I also wrote about the ABCD's of business processes optimization where D stands for data science, C for computer science, B for business science, and A for analytics science. Data science may or may not involve coding or mathematical practice, as you can read in my article on low-level versus high-level data science. In a startup, data scientists generally wear several hats, such as executive, data miner, data engineer or architect, researcher, statistician, modeler (as in predictive modeling) or developer.
While the data scientist is generally portrayed as a coder experienced in R, Python, SQL, Hadoop and statistics, this is just the tip of the iceberg, made popular by data camps focusing on teaching some elements of data science. But just like a lab technician can call herself a physicist, the real physicist is much more than that, and her domains of expertise are varied: astronomy, mathematical physics, nuclear physics (which is borderline chemistry), mechanics, electrical engineering, signal processing (also a sub-field of data science) and many more.

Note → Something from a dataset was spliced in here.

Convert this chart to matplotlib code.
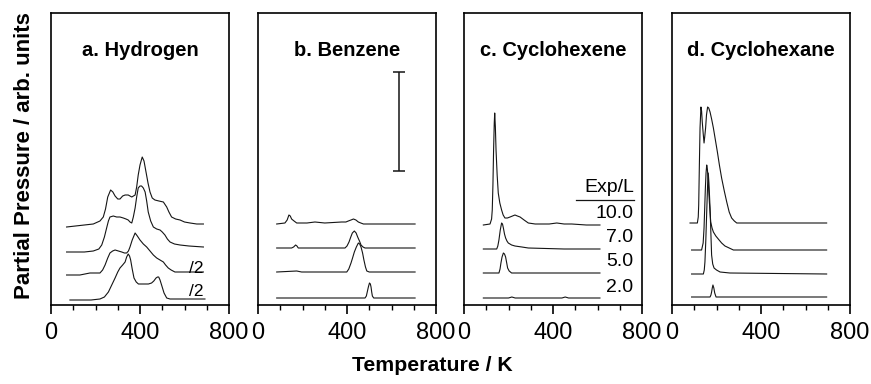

The same can be said about data scientists: fields are as varied as bioinformatics, information technology, simulations and quality control, computational finance, epidemiology, industrial engineering, and even number theory.
In my case, over the last 10 years, I specialized in machine-to-machine and device-to-device communications, developing systems to automatically process large data sets, to perform automated transactions: for instance, purchasing Internet traffic or automatically generating content. It implies developing algorithms that work with unstructured data, and it is at the intersection of AI (artificial intelligence,) IoT (Internet of things,) and data science. This is referred to as deep data science. It is relatively math-free, and it involves relatively little coding (mostly API's), but it is quite data-intensive (including building data systems) and based on brand new statistical technology designed specifically for this context.
Prior to that, I worked on credit card fraud detection in real time. Earlier in my career (circa 1990) I worked on image remote sensing technology, among other things to identify patterns (or shapes or features, for instance lakes) in satellite images and to perform image segmentation: at that time my research was labeled as computational statistics, but the people doing the exact same thing in the computer science department next door in my home university, called their research artificial intelligence. Today, it would be called data science or artificial intelligence, the sub-domains being signal processing, computer vision or IoT.
Also, data scientists can be found anywhere in the lifecycle of data science projects, at the data gathering stage, or the data exploratory stage, all the way up to statistical modeling and maintaining existing systems.